Monotheism indeed believes in a unique God, the creator of everything. But was this God really “created” in order to provide a clear answer to the question of the creation of matter and life? This would provide an answer, but not a “clear” one or even a fully satisfactory one in the sense that once stated, there is nothing else to ask. Those who assert that God is the Creator have given a name to a mystery rather than to solve it. Reading the Old Testament reveals that the answer given to those who had received Revelation was in fact unclear. The assertion that God was the Creator of the material and biological worlds seems to have led the believers to wonder what they should then believe and do. In what way should we live if we are only God’s creatures? Is the answer of a God who created everything so simple and comfortable as hinted by Jean-Pierre Jacquot? I believe that it is most likely neither.
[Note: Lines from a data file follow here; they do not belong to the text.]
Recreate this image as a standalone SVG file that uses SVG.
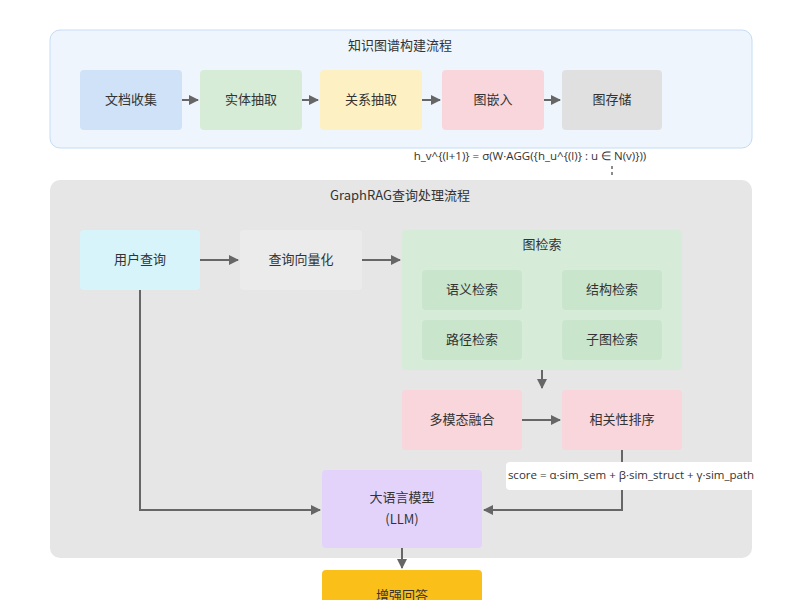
<svg xmlns="http://www.w3.org/2000/svg" width="800" height="600" viewBox="0 0 800 600">
<defs>
<marker id="ah" markerWidth="10" markerHeight="10" refX="9" refY="5" orient="auto" markerUnits="userSpaceOnUse"><path d="M0,0 L10,5 L0,10 z" fill="#666"/></marker>
<style>
text{font-family:"Noto Sans CJK SC","Noto Sans",sans-serif;font-size:13px;fill:#333;text-anchor:middle;dominant-baseline:middle}
.f{font-family:"Open Sans","Noto Sans",sans-serif;font-size:11.5px}
.c{stroke:#666;stroke-width:2;fill:none;marker-end:url(#ah)}
</style>
</defs>
<rect width="800" height="600" fill="#fff"/>
<g id="panel-build">
<rect x="50" y="30" width="702" height="118" rx="10" fill="#eef5fd" stroke="#c6dcf5"/>
<text x="400" y="46">知识图谱构建流程</text>
</g>
<g id="n-doc"><rect x="80" y="70" width="102" height="60" rx="4" fill="#cfe2f7"/><text x="131" y="100">文档收集</text></g>
<g id="n-ent"><rect x="200" y="70" width="102" height="60" rx="4" fill="#d6ecd7"/><text x="251" y="100">实体抽取</text></g>
<g id="n-rel"><rect x="320" y="70" width="102" height="60" rx="4" fill="#fdf1c4"/><text x="371" y="100">关系抽取</text></g>
<g id="n-emb"><rect x="442" y="70" width="102" height="60" rx="4" fill="#f8d6dc"/><text x="493" y="100">图嵌入</text></g>
<g id="n-store"><rect x="562" y="70" width="100" height="60" rx="4" fill="#e0e0e0"/><text x="612" y="100">图存储</text></g>
<text class="f" x="530" y="157">h_v^{(l+1)} = σ(W·AGG({h_u^{(l)} : u ∈ N(v)}))</text>
<g id="panel-query">
<rect x="50" y="180" width="702" height="378" rx="10" fill="#e6e6e6"/>
<text x="400" y="196">GraphRAG查询处理流程</text>
</g>
<g id="n-user"><rect x="80" y="230" width="120" height="60" rx="4" fill="#d8f4fb"/><text x="140" y="260">用户查询</text></g>
<g id="n-vec"><rect x="240" y="230" width="122" height="60" rx="4" fill="#ebebeb"/><text x="301" y="260">查询向量化</text></g>
<g id="n-graph">
<rect x="402" y="230" width="280" height="140" rx="4" fill="#d6ecd9"/>
<text x="542" y="245">图检索</text>
<rect x="422" y="270" width="100" height="40" rx="4" fill="#c9e6cc"/><text x="472" y="290">语义检索</text>
<rect x="562" y="270" width="100" height="40" rx="4" fill="#c9e6cc"/><text x="612" y="290">结构检索</text>
<rect x="422" y="320" width="100" height="40" rx="4" fill="#c9e6cc"/><text x="472" y="340">路径检索</text>
<rect x="562" y="320" width="100" height="40" rx="4" fill="#c9e6cc"/><text x="612" y="340">子图检索</text>
</g>
<g id="n-fuse"><rect x="402" y="390" width="120" height="60" rx="4" fill="#f8d6dc"/><text x="462" y="420">多模态融合</text></g>
<g id="n-rank"><rect x="562" y="390" width="120" height="60" rx="4" fill="#f8d6dc"/><text x="622" y="420">相关性排序</text></g>
<g id="n-llm"><rect x="322" y="470" width="160" height="78" rx="4" fill="#e3d3fb"/><text x="402" y="498">大语言模型</text><text x="402" y="520">(LLM)</text></g>
<g id="n-ans"><rect x="322" y="570" width="160" height="40" rx="4" fill="#fbbf1a"/><text x="402" y="596">增强回答</text></g>
<g id="connectors">
<line class="c" x1="182" y1="100" x2="198" y2="100"/>
<line class="c" x1="302" y1="100" x2="318" y2="100"/>
<line class="c" x1="422" y1="100" x2="440" y2="100"/>
<line class="c" x1="544" y1="100" x2="560" y2="100"/>
<line x1="612" y1="166" x2="612" y2="178" stroke="#666" stroke-width="1.5" stroke-dasharray="3,3"/>
<line class="c" x1="200" y1="260" x2="238" y2="260"/>
<line class="c" x1="362" y1="260" x2="400" y2="260"/>
<line class="c" x1="542" y1="370" x2="542" y2="388"/>
<line class="c" x1="522" y1="420" x2="560" y2="420"/>
<polyline class="c" points="140,290 140,510 320,510"/>
<polyline class="c" points="622,450 622,510 484,510"/>
<line class="c" x1="402" y1="548" x2="402" y2="568"/>
</g>
<g id="score">
<rect x="506" y="462" width="251" height="28" rx="4" fill="#fff"/>
<text class="f" x="631" y="476">score = α·sim_sem + β·sim_struct + γ·sim_path</text>
</g>
</svg>
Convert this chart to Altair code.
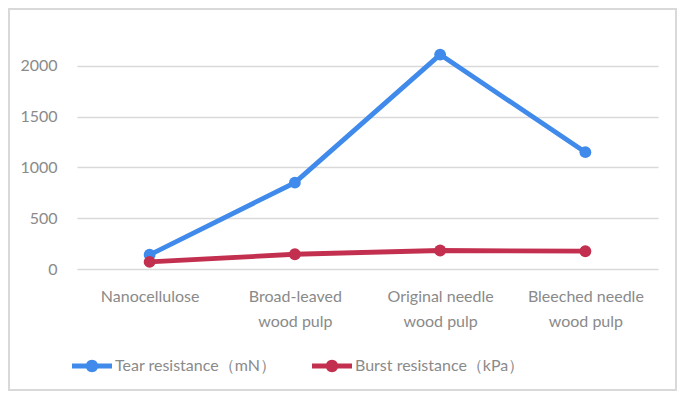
import altair as alt
import pandas as pd

categories = ["Nanocellulose", "Broad-leaved wood pulp", "Original needle wood pulp", "Bleeched needle wood pulp"]
series_names = ["Tear resistance（mN）", "Burst resistance（kPa）"]
tear = [140, 850, 2110, 1150]
burst = [70, 145, 182, 175]
colors = ["#3f8aea", "#c3304f"]
y_ticks = [0, 500, 1000, 1500, 2000]

rows = []
for i, c in enumerate(categories):
    rows.append({"cat": c, "series": series_names[0], "value": tear[i]})
    rows.append({"cat": c, "series": series_names[1], "value": burst[i]})
df = pd.DataFrame(rows)

W, H = 581, 254
PL, PT, PR, PB = 69, 7, 19, 122
FONT = "Lato"
GRAY = "#8a8a8a"

label_expr = (
    "datum.value == 'Nanocellulose' ? 'Nanocellulose' : "
    "datum.value == 'Broad-leaved wood pulp' ? ['Broad-leaved', 'wood pulp'] : "
    "datum.value == 'Original needle wood pulp' ? ['Original needle', 'wood pulp'] : "
    "['Bleeched needle', 'wood pulp']"
)

x = alt.X("cat:N", sort=categories, title=None,
          scale=alt.Scale(paddingInner=0, paddingOuter=0.5),
          axis=alt.Axis(labelAngle=0, labelExpr=label_expr, labelLineHeight=25,
                        labelPadding=19, ticks=False, domain=False, grid=False,
                        labelFont=FONT, labelFontSize=16, labelColor=GRAY))
y = alt.Y("value:Q", title=None,
          scale=alt.Scale(domain=[0, 2500], nice=False),
          axis=alt.Axis(values=y_ticks, format="d", ticks=False, domain=False, grid=True,
                        gridColor="#d9d9d9", gridWidth=1.5, labelPadding=20,
                        labelFont=FONT, labelFontSize=16, labelColor=GRAY))

sym = ("M-1,-0.12 L1,-0.12 L1,0.12 L-1,0.12 Z "
       "M0.31,0 A0.31,0.31 0 1,1 -0.31,0 A0.31,0.31 0 1,1 0.31,0 Z")

color = alt.Color("series:N", sort=series_names,
                  scale=alt.Scale(domain=series_names, range=colors),
                  legend=alt.Legend(title=None, orient="none", direction="horizontal",
                                    legendX=-5, legendY=331,
                                    symbolType=sym, symbolSize=1600,
                                    symbolStrokeWidth=0, symbolOpacity=1,
                                    symbolFillColor="#3f8aea",
                                    labelFont=FONT, labelFontSize=16, labelColor=GRAY,
                                    labelLimit=400,
                                    labelOffset=3, columnPadding=35))

base = alt.Chart(df)
lines = base.mark_line(strokeWidth=4.8).encode(x=x, y=y, color=color)
points = base.mark_point(filled=True, size=140, opacity=1).encode(x=x, y=y, color=color)

border = alt.Chart(pd.DataFrame({"a": [0]})).mark_rect(
    fill=None, stroke="#d9d9d9", strokeWidth=2
).encode(
    x=alt.value(-PL + 1), x2=alt.value(W + PR - 1),
    y=alt.value(-PT + 1), y2=alt.value(H + PB - 1),
)

chart = alt.layer(lines, points, border).properties(
    width=W, height=H,
    autosize=alt.AutoSizeParams(type="none"),
    padding={"left": PL, "top": PT, "right": PR, "bottom": PB},
).configure_view(stroke=None)

chart.save("out.html", embed_options={"renderer": "svg", "actions": False})
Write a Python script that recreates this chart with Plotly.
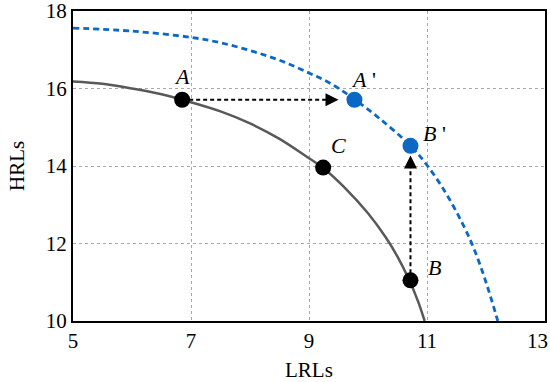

For Saint Augustin or Saint Thomas, the scenario of Genesis should not be taken literally and in this way they are not creationists in the sense of the term used today. In a recent book, Where the Conflict Really Lies: Science, Religion and Naturalism, Alvin Plantinga affirms that Christian Theism and evolutionary biology – let’s say everything treated by Jean-Pierre Jacquot in the second part of his article – are in fact totally compatible. One can even postulate that modern science was born in part from the idea that reason has created everything and made it understandable, a far cry from being opposed to religion, a scenario preferred by free thinkers but that the history of sciences does not corroborate.

Luca Signorelli, the damned. Luca Signorelli/Wikipedia

Do we need comfort?

Let us turn now to the need for comfort. In what way is it reassuring to know that you have been created? After all, wouldn’t it be more comforting to believe that we simply stem from a strictly material process that saw the appearance of life first and then of thinking organisms? A non-creationist theory is by no means less comforting… In addition, if after our time on Earth there is another life, it is perhaps even less comforting. According to Christian beliefs, the life after death is also the one of a person who will go to trial and could possibly be damned. The unfaithful for whom everything stops at death might be sad to leave that life, perhaps worried about the future of his offspring, but might also think “That’s it! I am leaving that hell on earth that my life has become”. Isn’t that comforting, too? I am sceptical of the value of using the argument of comfort (like a child would use a teddy bear) for justifying the creation of God.

I do believe that we did not “invent” the notion of God. If God exists, the fact that we, its creature, finally becomes aware of our creator is not so surprising. If we have a notion of God, isn’t it proof that it exists? Thinking that way is an ontological proof of the existence of God. In this respect, I recommend the writings of Anselm of Canterbury, who in the 11th Century formulated this much better than I do now.